Calling for a redoubling of efforts to ramp up the domestic energy supplies, the Prime Minister, Dr Manmohan Singh, said that the country needs to rapidly increase energy consumption in order to achieve the 9 per cent growth target set for the Twelfth Five-Year Plan (2012-17).
“We have set for ourselves an ambitious target of 9 per cent annual growth in GDP in the 12th Five-Year Plan. This high rate of economic growth would require our energy consumption also to increase rapidly,” Dr Singh said on Wednesday.
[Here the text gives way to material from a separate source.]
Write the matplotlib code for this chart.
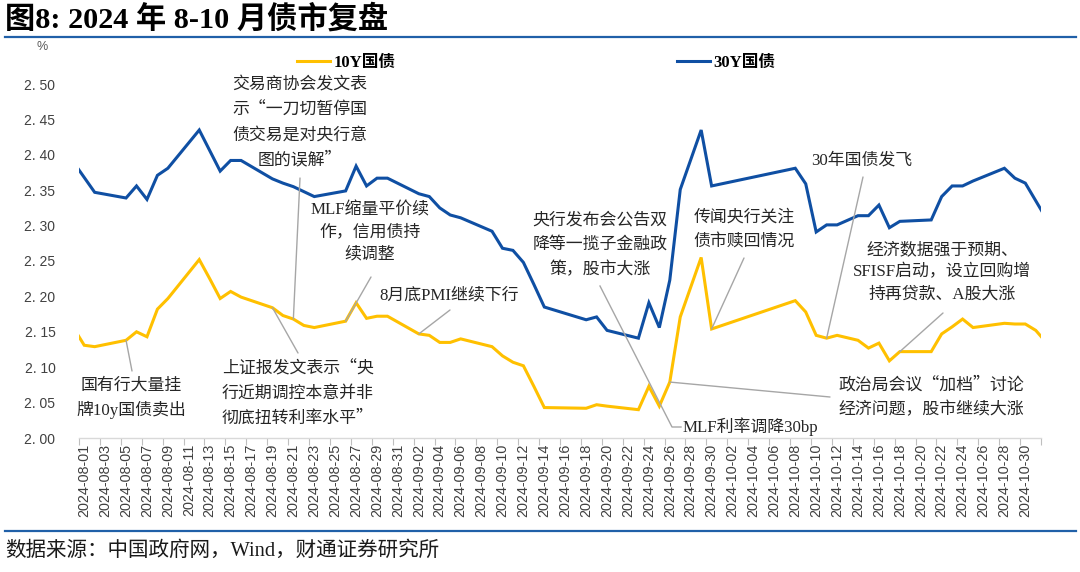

Speaking on the National Energy Conservation Day here, he said that as India imports a large portion of its overall energy needs, “it is of vital importance that we redouble our efforts both to increase the domestic supply of energy and to reduce the energy intensity of our GDP.” High energy intensities indicate a high price or cost of converting energy into economic output. The Prime Minister said that since India is largely dependent on fossil fuels, any improvement in the energy efficiency of thermal power generation plants would help reduce energy intensity of the national GDP. “To this end, we must encourage increased use of super critical and ultra-super critical technologies for power generation,” he said.
The National Solar Mission aims to generate 20,000 MW of solar power by 2020. “Successful implementation of the National Mission...would lead to annual fuel saving of about 23 million tonnes oil equivalent — in coal, gas and petroleum products — along with an expected avoided capacity addition of over 19,000 MW,” Dr Singh said.